What you will do: Up to and including the line with "-11.2, -19.3, -31.3, -47.3, -59.3];", write out the listing from its first line, minus the pictures.

Material:
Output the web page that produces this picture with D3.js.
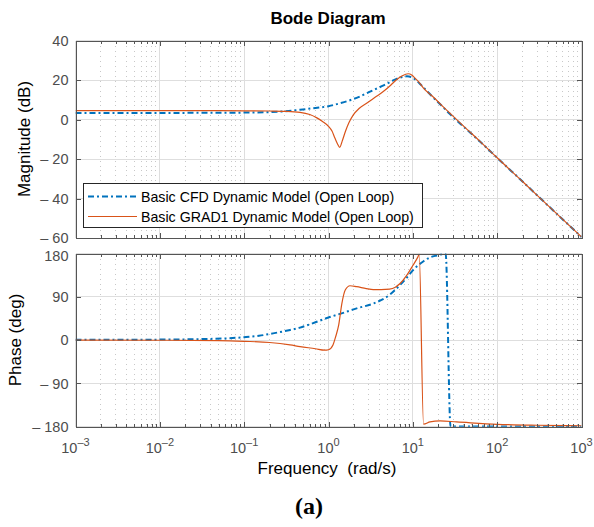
<!DOCTYPE html>
<html>
<head>
<meta charset="utf-8">
<script src="https://cdn.jsdelivr.net/npm/d3@7"></script>
<style>
  html, body { margin: 0; padding: 0; background: #fff; }
  svg { display: block; }
  text { font-family: "Liberation Sans", Arial, Helvetica, sans-serif; }
  text.serif { font-family: "Liberation Serif", "DejaVu Serif", serif; }
</style>
</head>
<body>
<svg id="chart" width="594" height="527"></svg>
<script>
// ---------------- data ----------------
const seriesNames = ["Basic CFD Dynamic Model (Open Loop)", "Basic GRAD1 Dynamic Model (Open Loop)"];

const magFreqCFD = [0.001, 0.01, 0.05, 0.1, 0.2, 0.3, 0.46, 0.7, 1, 1.4, 1.8, 2.3, 2.86, 3.6, 4.5, 5.5, 6.4, 7.5, 8.5, 9.7, 11, 12.2, 14, 17.6, 22, 27.6, 43.6, 63, 100, 200, 500, 1000];
const magCFD     = [3.4, 3.4, 3.45, 3.55, 3.8, 4.2, 5.0, 5.9, 6.8, 8.4, 9.8, 11.5, 13.4, 15.4, 17.3, 19.2, 20.6, 21.5, 21.9, 21.4, 19.9, 18.0, 15.4, 11.0, 7.0, 2.8, -5.0, -11.2, -19.3, -31.3, -47.3, -59.3];

const magFreqGRAD = [0.001, 0.01, 0.05, 0.1, 0.2, 0.3, 0.46, 0.6, 0.72, 0.85, 1, 1.1, 1.19, 1.28, 1.36, 1.45, 1.59, 1.75, 1.96, 2.3, 2.86, 3.6, 4.5, 5.5, 6.4, 7.5, 8.8, 9.7, 10.6, 12, 13.3, 17.6, 22, 27.6, 43.6, 63, 100, 200, 500, 1000];
const magGRAD     = [4.5, 4.5, 4.5, 4.45, 4.35, 4.2, 3.7, 2.6, 1.0, -1.0, -3.4, -5.8, -9.3, -12.3, -14.0, -11.0, -5.9, -1.5, 2.3, 5.6, 8.4, 11.4, 14.3, 17.5, 20.2, 22.2, 23.2, 22.6, 21.0, 18.6, 16.0, 11.3, 7.2, 3.2, -4.8, -11.1, -19.3, -31.3, -47.3, -59.3];

const phFreqCFD = [0.001, 0.01, 0.03, 0.06, 0.1, 0.15, 0.22, 0.35, 0.46, 0.7, 1, 1.4, 2.16, 3.4, 5.3, 7, 8.5, 10, 13.4, 16, 19.2, 22, 24.5, 28, 50, 100, 300, 1000];
const phCFD     = [0.5, 1, 2, 3.5, 6, 9, 14, 21, 26, 37, 47, 55, 66, 76, 94, 114, 130, 145, 164, 172, 176, 178.5, 179.5, -179.5, -179.6, -179.7, -179.8, -179.9];

const phFreqGRAD = [0.001, 0.01, 0.05, 0.1, 0.2, 0.35, 0.46, 0.7, 0.9, 1.0, 1.13, 1.22, 1.32, 1.44, 1.58, 1.8, 2.16, 2.8, 3.4, 4.2, 5.3, 6.2, 7, 8.5, 10, 11.5, 11.9, 13.4, 16, 21, 33, 100, 300, 1000];
const phGRAD     = [0, -0.3, -1, -2.5, -5, -10, -13.5, -18, -21, -20, -10, 8, 31, 76, 104, 113, 111, 107, 105, 105, 106, 110, 117, 135, 155, 173, 178.5, -174.5, -170, -168, -170, -175, -177, -178];

const xTickExps  = [-3, -2, -1, 0, 1, 2, 3];
const magTicks   = [40, 20, 0, -20, -40, -60];
const phaseTicks = [180, 90, 0, -90, -180];

const titleText = "Bode Diagram";
const magLabel = "Magnitude (dB)";
const phaseLabel = "Phase (deg)";
const xLabel = "Frequency\u00A0 (rad/s)";
const panelLabel = "(a)";

// ---------------- layout ----------------
const colors = ["#0072BD", "#D95319"];
const L = 75.5, R = 581.5;
const magTop = 40.5, magBot = 238.3;
const phTop = 253.5, phBot = 426.7;

const svg = d3.select("#chart");
const x = d3.scaleLog().domain([1e-3, 1e3]).range([L, R]);
const yMag = d3.scaleLinear().domain([-60, 40]).range([magBot, magTop]);
const yPh = d3.scaleLinear().domain([-180, 180]).range([phBot, phTop]);

const minorVals = [];
xTickExps.slice(0, -1).forEach(e => { for (let k = 2; k <= 9; k++) minorVals.push(k * Math.pow(10, e)); });
const majorVals = xTickExps.map(e => Math.pow(10, e));

function fmtY(v) { return v < 0 ? "\u2013 " + Math.abs(v) : String(v); }

function panel(id, y, ticks, top, bot) {
  const g = svg.append("g");
  svg.append("clipPath").attr("id", id).append("rect")
    .attr("x", L).attr("y", top).attr("width", R - L).attr("height", bot - top);
  g.selectAll(".mg").data(minorVals).enter().append("line")
    .attr("x1", d => x(d)).attr("x2", d => x(d)).attr("y1", top).attr("y2", bot)
    .attr("stroke", "#c8c8c8").attr("stroke-width", 1).attr("stroke-dasharray", "1,4")
    .attr("shape-rendering", "crispEdges");
  g.selectAll(".Mg").data(majorVals).enter().append("line")
    .attr("x1", d => x(d)).attr("x2", d => x(d)).attr("y1", top).attr("y2", bot)
    .attr("stroke", "#dedede").attr("stroke-width", 1).attr("shape-rendering", "crispEdges");
  g.selectAll(".hg").data(ticks).enter().append("line")
    .attr("x1", L).attr("x2", R).attr("y1", d => y(d)).attr("y2", d => y(d))
    .attr("stroke", "#dedede").attr("stroke-width", 1).attr("shape-rendering", "crispEdges");
  return g;
}

function frame(y, ticks, top, bot, labelShift) {
  const g = svg.append("g");
  const axCol = "#555555";
  const axB = d3.axisBottom(x).tickValues(majorVals).tickSize(-5).tickFormat("");
  const axT = d3.axisTop(x).tickValues(majorVals).tickSize(-5).tickFormat("");
  const axBm = d3.axisBottom(x).tickValues(minorVals).tickSize(-3).tickFormat("");
  const axTm = d3.axisTop(x).tickValues(minorVals).tickSize(-3).tickFormat("");
  const axL = d3.axisLeft(y).tickValues(ticks).tickSize(-5).tickFormat("");
  const axR = d3.axisRight(y).tickValues(ticks).tickSize(-5).tickFormat("");
  [[axB, `translate(0,${bot})`], [axBm, `translate(0,${bot})`], [axT, `translate(0,${top})`], [axTm, `translate(0,${top})`],
   [axL, `translate(${L},0)`], [axR, `translate(${R},0)`]].forEach(([a, t]) => {
    const gg = g.append("g").attr("transform", t).call(a);
    gg.selectAll("path").attr("stroke", axCol).attr("shape-rendering", "crispEdges");
    gg.selectAll("line").attr("stroke", axCol).attr("shape-rendering", "crispEdges");
  });
  g.selectAll(".yl").data(ticks).enter().append("text")
    .attr("x", L - 7).attr("y", d => y(d) + (labelShift ? labelShift(d) : 0)).attr("dy", "0.36em")
    .attr("text-anchor", "end").attr("font-size", 14.5).attr("fill", "#4d4d4d")
    .text(fmtY);
}

function drawLine(clip, xs, ys, y, color, width, dash) {
  const pts = xs.map((f, i) => [f, ys[i]]);
  const line = d3.line().x(d => x(d[0])).y(d => y(d[1])).curve(d3.curveMonotoneX);
  svg.append("path").datum(pts)
    .attr("clip-path", `url(#${clip})`)
    .attr("d", line).attr("fill", "none")
    .attr("stroke", color).attr("stroke-width", width)
    .attr("stroke-dasharray", dash || null)
    .attr("stroke-linejoin", "round");
}

// magnitude panel
panel("clipMag", yMag, magTicks, magTop, magBot);
drawLine("clipMag", magFreqCFD, magCFD, yMag, colors[0], 2, "6,3,2,3");
drawLine("clipMag", magFreqGRAD, magGRAD, yMag, colors[1], 1.2);
frame(yMag, magTicks, magTop, magBot, d => (d === -60 ? -1 : 0));

// phase panel
panel("clipPh", yPh, phaseTicks, phTop, phBot);
drawLine("clipPh", phFreqCFD, phCFD, yPh, colors[0], 2, "6,3,2,3");
drawLine("clipPh", phFreqGRAD, phGRAD, yPh, colors[1], 1.2);
frame(yPh, phaseTicks, phTop, phBot, d => (d === 180 ? 2 : 0));

// x tick labels (10^n)
const xl = svg.append("g");
xTickExps.forEach(e => {
  const t = xl.append("text").attr("x", x(Math.pow(10, e))).attr("y", 453)
    .attr("text-anchor", "middle").attr("font-size", 14.5).attr("fill", "#4d4d4d");
  t.append("tspan").text("10");
  t.append("tspan").attr("dy", -7).attr("font-size", 11).text(e < 0 ? "\u2013" + Math.abs(e) : String(e));
});

// legend
const lg = svg.append("g");
lg.append("rect").attr("x", 83.5).attr("y", 183.5).attr("width", 339).attr("height", 44)
  .attr("fill", "#fff").attr("stroke", "#262626").attr("stroke-width", 1);
seriesNames.forEach((name, i) => {
  const yy = 196.5 + i * 20;
  lg.append("line").attr("x1", 88).attr("x2", 137).attr("y1", yy).attr("y2", yy)
    .attr("stroke", colors[i]).attr("stroke-width", i === 0 ? 2 : 1.2)
    .attr("stroke-dasharray", i === 0 ? "6,3,2,3" : null);
  lg.append("text").attr("x", 141).attr("y", yy).attr("dy", "0.36em")
    .attr("font-size", 14.2).attr("fill", "#000").text(name);
});

// titles and labels
svg.append("text").attr("x", 328).attr("y", 24).attr("text-anchor", "middle")
  .attr("font-size", 17).attr("font-weight", "bold").attr("fill", "#000").text(titleText);
svg.append("text").attr("transform", `translate(30,139) rotate(-90)`).attr("text-anchor", "middle")
  .attr("font-size", 17).attr("fill", "#000").text(magLabel);
svg.append("text").attr("transform", `translate(21,340) rotate(-90)`).attr("text-anchor", "middle")
  .attr("font-size", 17).attr("fill", "#000").text(phaseLabel);
svg.append("text").attr("x", 327).attr("y", 474).attr("text-anchor", "middle")
  .attr("font-size", 17).attr("fill", "#000").text(xLabel);
svg.append("text").attr("class", "serif").attr("x", 309).attr("y", 514).attr("text-anchor", "middle")
  .attr("font-size", 24).attr("font-weight", "bold").attr("fill", "#000").text(panelLabel);
</script>
</body>
</html>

Finished task:
Output the web page that produces this picture with D3.js.
<!DOCTYPE html>
<html>
<head>
<meta charset="utf-8">
<script src="https://cdn.jsdelivr.net/npm/d3@7"></script>
<style>
  html, body { margin: 0; padding: 0; background: #fff; }
  svg { display: block; }
  text { font-family: "Liberation Sans", Arial, Helvetica, sans-serif; }
  text.serif { font-family: "Liberation Serif", "DejaVu Serif", serif; }
</style>
</head>
<body>
<svg id="chart" width="594" height="527"></svg>
<script>
// ---------------- data ----------------
const seriesNames = ["Basic CFD Dynamic Model (Open Loop)", "Basic GRAD1 Dynamic Model (Open Loop)"];

const magFreqCFD = [0.001, 0.01, 0.05, 0.1, 0.2, 0.3, 0.46, 0.7, 1, 1.4, 1.8, 2.3, 2.86, 3.6, 4.5, 5.5, 6.4, 7.5, 8.5, 9.7, 11, 12.2, 14, 17.6, 22, 27.6, 43.6, 63, 100, 200, 500, 1000];
const magCFD     = [3.4, 3.4, 3.45, 3.55, 3.8, 4.2, 5.0, 5.9, 6.8, 8.4, 9.8, 11.5, 13.4, 15.4, 17.3, 19.2, 20.6, 21.5, 21.9, 21.4, 19.9, 18.0, 15.4, 11.0, 7.0, 2.8, -5.0, -11.2, -19.3, -31.3, -47.3, -59.3];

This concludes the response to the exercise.